Paediatric Supracondylar Fracture of the Humerus

Supracondylar fractures are the most common elbow fracture in children, especially in the first decade of life. The peak age is from 5-8 years.



A supracondylar humerus fracture occurs through the thin part of the distal humerus above the level of the growth plate.

Supracondylar fractures are divided into two types, depending on the direction of displacement of the distal fragment.


Extension type – 98%, the distal fragment is displaced posteriorly.


Flexion type – rare, the distal fragment is displaced anteriorly.



The Gartland classification system is used to describe the severity of displacement ox extension type supracondylar humerus fractures.


Type I – Undisplaced fracture


Type II – Angulated fracture with an intact posterior cortex


Type III – Displaced distal fragment posteriorly, with no cortical contact


Type IV – Multidirectional unstable fracture



The usual mechanism is a fall onto the outstretched hand with hyperextension at the elbow.

The child will present with pain, swelling, and limited elbow range of motion.


A displaced fracture in extension typically has an S-shaped deformity.


Swelling can increase very rapidly.


Younger children can present with the appearance of a dislocated elbow.

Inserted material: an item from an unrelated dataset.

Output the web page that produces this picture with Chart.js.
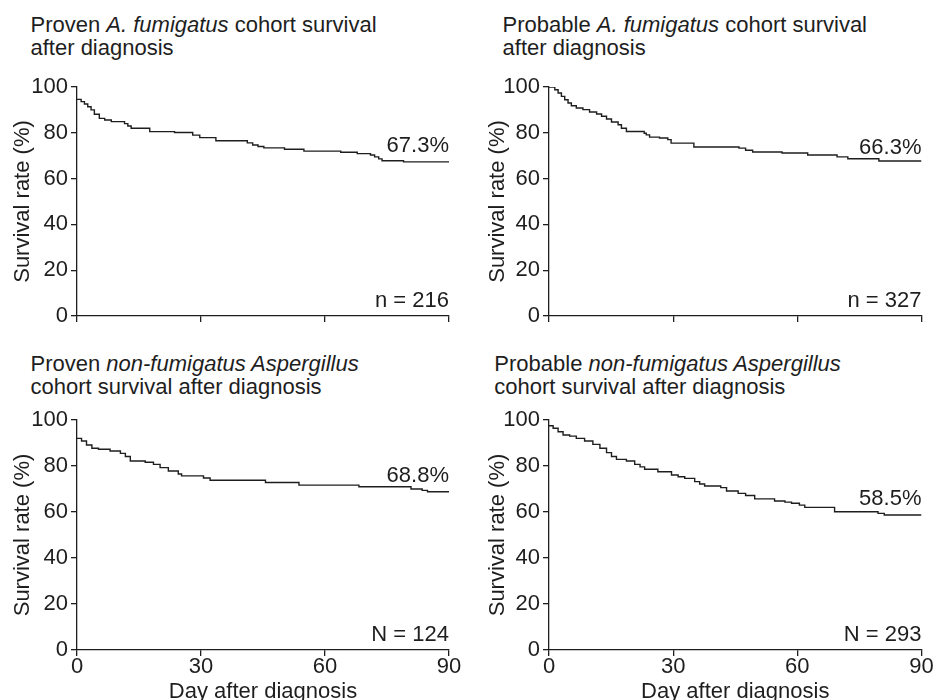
<!DOCTYPE html>
<html>
<head>
<meta charset="utf-8">
<script src="https://cdn.jsdelivr.net/npm/chart.js@4.4.0/dist/chart.umd.min.js"></script>
<style>
  html, body { margin: 0; padding: 0; background: #fff; overflow: hidden; width: 933px; height: 700px; }
  .panel-title { position: absolute; font: 22px/23px "Liberation Sans", Arial, sans-serif; color: #1e1e1e; white-space: nowrap; }
  canvas { position: absolute; }
</style>
</head>
<body>

<div class="panel-title" style="left:30.5px; top:12.6px">Proven <i>A. fumigatus</i> cohort survival<br>after diagnosis</div>
<div class="panel-title" style="left:502.6px; top:12.6px">Probable <i>A. fumigatus</i> cohort survival<br>after diagnosis</div>
<div class="panel-title" style="left:30.5px; top:351.6px">Proven <i>non-fumigatus Aspergillus</i><br>cohort survival after diagnosis</div>
<div class="panel-title" style="left:494.3px; top:351.6px">Probable <i>non-fumigatus Aspergillus</i><br>cohort survival after diagnosis</div>

<canvas id="chart1" width="466" height="270" style="left:0; top:70px"></canvas>
<canvas id="chart2" width="480" height="270" style="left:466px; top:70px"></canvas>
<canvas id="chart3" width="466" height="305" style="left:0; top:400px"></canvas>
<canvas id="chart4" width="480" height="305" style="left:466px; top:400px"></canvas>

<script>
// axis ticks
var xTicks = [0, 30, 60, 90];
var yTicks = [0, 20, 40, 60, 80, 100];

// proven A. fumigatus (day, survival %)
var provenFumDays = [0, 1, 1.8, 2.6, 3.4, 4.2, 5.4, 6.7, 8.3, 11.5, 12.3, 13.1, 17.6, 23.6, 28, 29.7, 33.6, 41.2, 42.5, 43.8, 45.2, 50.2, 54.9, 63.8, 67.8, 71, 72, 73, 73.8, 79, 90];
var provenFumSurv = [94.6, 93.6, 92.6, 91.4, 90.0, 88.1, 86.3, 85.6, 84.9, 84.0, 83.0, 82.0, 80.5, 80.1, 79.0, 77.9, 76.5, 75.6, 74.7, 74.0, 73.4, 72.8, 72.0, 71.5, 70.9, 70.3, 69.5, 68.6, 67.8, 67.3, 67.3];

// probable A. fumigatus
var probableFumDays = [0, 1.4, 2.2, 3.0, 3.8, 4.6, 5.4, 6.6, 8.2, 9.8, 11.5, 12.7, 13.9, 15.1, 16.7, 17.5, 18.7, 23.0, 23.5, 24.3, 26.7, 28.7, 29.5, 35.0, 45.9, 47.5, 49.2, 56.3, 62.5, 69.6, 72.2, 79.7, 90];
var probableFumSurv = [100, 98.8, 97.4, 95.9, 94.4, 93.0, 91.8, 90.8, 90.1, 89.1, 88.2, 87.2, 86.0, 84.7, 83.5, 82.0, 80.6, 79.8, 79.1, 78.1, 77.7, 77.0, 75.5, 73.8, 73.3, 72.4, 71.6, 71.2, 70.3, 69.5, 68.7, 67.7, 67.7];

// proven non-fumigatus Aspergillus
var provenNonDays = [0, 1.1, 2.3, 3.6, 5.2, 8.0, 10.5, 11.7, 12.9, 16.5, 18.5, 20.1, 22.1, 24.5, 25.3, 30.6, 32.2, 45.6, 53.7, 68.2, 80.8, 83.5, 84.8, 90];
var provenNonSurv = [92.0, 90.9, 89.1, 87.7, 87.3, 86.5, 85.5, 84.1, 82.2, 81.6, 80.7, 79.3, 77.8, 76.5, 75.7, 74.8, 73.8, 72.8, 71.7, 71.0, 70.0, 69.4, 68.8, 68.8];

// probable non-fumigatus Aspergillus
var probableNonDays = [0, 1.0, 2.2, 3.4, 5.0, 6.6, 8.6, 10.6, 12.3, 13.9, 15.1, 16.3, 18.7, 20.7, 22.0, 23.1, 26.3, 29.6, 31.2, 32.8, 35.2, 36.4, 37.6, 41.5, 42.9, 45.7, 47.5, 49.7, 54.5, 57.0, 58.6, 60.5, 61.8, 69.0, 79.5, 81.0, 90];
var probableNonSurv = [97.5, 96.4, 94.9, 93.5, 93.0, 92.0, 90.9, 89.4, 87.7, 85.8, 84.1, 82.9, 82.2, 80.7, 79.6, 78.6, 77.5, 76.1, 75.3, 74.6, 73.2, 72.2, 71.3, 70.6, 69.1, 68.1, 67.2, 65.7, 64.8, 64.3, 63.8, 63.0, 62.0, 60.1, 59.4, 58.7, 58.7];

// text in the corners
var endLabels = ['67.3%', '66.3%', '68.8%', '58.5%'];
var endValues = [67.3, 66.3, 68.8, 58.5];
var sizeLabels = ['n = 216', 'n = 327', 'N = 124', 'N = 293'];

var ink = '#1e1e1e';
var family = '"Liberation Sans", Arial, sans-serif';

// writes the final % and the cohort size inside the plot
var cornerText = {
  id: 'cornerText',
  afterDatasetsDraw: function (chart, args, opts) {
    var ctx = chart.ctx;
    var xs = chart.scales.x, ys = chart.scales.y;
    ctx.save();
    ctx.font = '22px ' + family;
    ctx.fillStyle = ink;
    ctx.textAlign = 'right';
    ctx.textBaseline = 'alphabetic';
    ctx.fillText(opts.end, xs.right, ys.getPixelForValue(opts.endValue) - 10);
    ctx.fillText(opts.n, xs.right, ys.getPixelForValue(0) - 9);
    ctx.restore();
  }
};

function makePanel(canvasId, days, surv, idx, look) {
  var points = days.map(function (d, i) { return { x: d, y: surv[i] }; });

  return new Chart(canvasId, {
    type: 'line',
    data: {
      datasets: [{
        data: points,
        stepped: true,
        borderColor: ink,
        borderWidth: 1.4,
        pointRadius: 0,
        fill: false
      }]
    },
    options: {
      responsive: false,
      animation: false,
      events: [],
      layout: { padding: { left: 0, top: look.top, right: look.right, bottom: 0 } },
      plugins: {
        legend: { display: false },
        tooltip: { enabled: false },
        cornerText: { end: endLabels[idx], endValue: endValues[idx], n: sizeLabels[idx] }
      },
      scales: {
        x: {
          type: 'linear',
          min: 0,
          max: 90,
          afterBuildTicks: function (s) { s.ticks = xTicks.map(function (v) { return { value: v }; }); },
          afterFit: function (s) { s.height = look.xHeight; },
          grid: { display: true, drawOnChartArea: false, drawTicks: true, tickLength: 6, color: ink, lineWidth: 1.3 },
          border: { display: true, color: ink, width: 1.3 },
          ticks: {
            display: look.xLabels,
            color: ink,
            font: { family: family, size: 22, lineHeight: 1 },
            padding: 0,
            maxRotation: 0,
            autoSkip: false
          },
          title: {
            display: look.xLabels,
            text: 'Day after diagnosis',
            color: ink,
            font: { family: family, size: 22 },
            padding: { top: 0, bottom: 0 }
          }
        },
        y: {
          min: 0,
          max: 100,
          afterBuildTicks: function (s) { s.ticks = yTicks.map(function (v) { return { value: v }; }); },
          afterFit: function (s) { s.width = look.yWidth; },
          grid: { display: true, drawOnChartArea: false, drawTicks: true, tickLength: 6, color: ink, lineWidth: 1.3 },
          border: { display: true, color: ink, width: 1.3 },
          ticks: { color: ink, font: { family: family, size: 22 }, padding: 3, autoSkip: false },
          title: {
            display: true,
            text: 'Survival rate (%)',
            color: ink,
            font: { family: family, size: 22 },
            padding: { top: look.yTitlePad, bottom: 0 }
          }
        }
      }
    },
    plugins: [cornerText]
  });
}

// top row: no day labels, bottom row: day labels + title
var topLeft = { top: 17, right: 17, yWidth: 77, xHeight: 24, xLabels: false, yTitlePad: 10 };
var topRight = { top: 17, right: 24.5, yWidth: 83, xHeight: 24, xLabels: false, yTitlePad: 18.5 };
var bottomLeft = { top: 20, right: 17, yWidth: 77, xHeight: 55, xLabels: true, yTitlePad: 10 };
var bottomRight = { top: 20, right: 24.5, yWidth: 83, xHeight: 55, xLabels: true, yTitlePad: 18.5 };

makePanel('chart1', provenFumDays, provenFumSurv, 0, topLeft);
makePanel('chart2', probableFumDays, probableFumSurv, 1, topRight);
makePanel('chart3', provenNonDays, provenNonSurv, 2, bottomLeft);
makePanel('chart4', probableNonDays, probableNonSurv, 3, bottomRight);
</script>
</body>
</html>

Always examine for associated injuries.


A thorough neurological examination including screening of the median, radial, and ulnar nerves should be undertaken and documented.


The radial pulse should be felt and documented.


The skin should be assessed for swelling and bruising.



All fractures should be assessed using the Advanced Trauma Life Support (ATLS) principles to ensure associated and potentially significant injuries are identified.

Anteroposterior and lateral x-ray of the distal humerus should be obtained. If there is any clinical suspicion of injury in the forearm or wrist then separate films of these areas should be ordered.



Before the x-ray evaluation, clinically deformed fractures should be immobilized in about 30 degrees short of full extension. This is important for pain management.



In the x-ray, look for the position of capitellum to anterior humeral line and displacement of the fracture.

Gartland Type I fractures do not require reduction.



Gartland Type II fracture can be gently reduced by pushing anteriorly on the distal fragment as the elbow is flexed to 90 degrees.



Gartland Type III, IV, and flexion type fractures are treated with reduction and percutaneous K –wire fixation.



Gartland type I and II fracture are treated with above elbow back slab with 90 degrees elbow flexion with slings for 3weeks.



Operative interventions are indicated in the following situations –


Gartland type III and IV fracture


Flexion type supracondylar humerus fractures


Open fractures


Neurovascular injury with fracture


Extreme swelling/compartment syndrome – extremely rare with humeral fracture


Associated same arm forearm or wrist injury

Emphasis should be placed on the elevation of the limb (elbow above the heart) for the first 48 hours and active finger mobilization.



Back slab and sling should be worn under clothing and not through the sleeve.



All supracondylar fractures result in marked elbow stiffness following the removal of the back slab. In the majority of cases, full ROM returns with time and physiotherapy is not required.



Poor outcomes result from vascular injury, compartment syndrome, Volkmann’s ischemic contracture of the forearm, permanent nerve palsy or malunion.

Stiffness/limited motion – This can occur through sagittal malalignment.



Pin tract infection.



Complications associated with the vascular injury include compartment syndrome followed by the later development of Volkmann’s ischaemic contracture of the forearm.



Malunion (Gunstock deformity/cubitus varus) can result from the tilt in the coronal plane.



Neurological injuries can result from the fracture itself or the treatment. The great majority of the neurologic injuries resolve with time.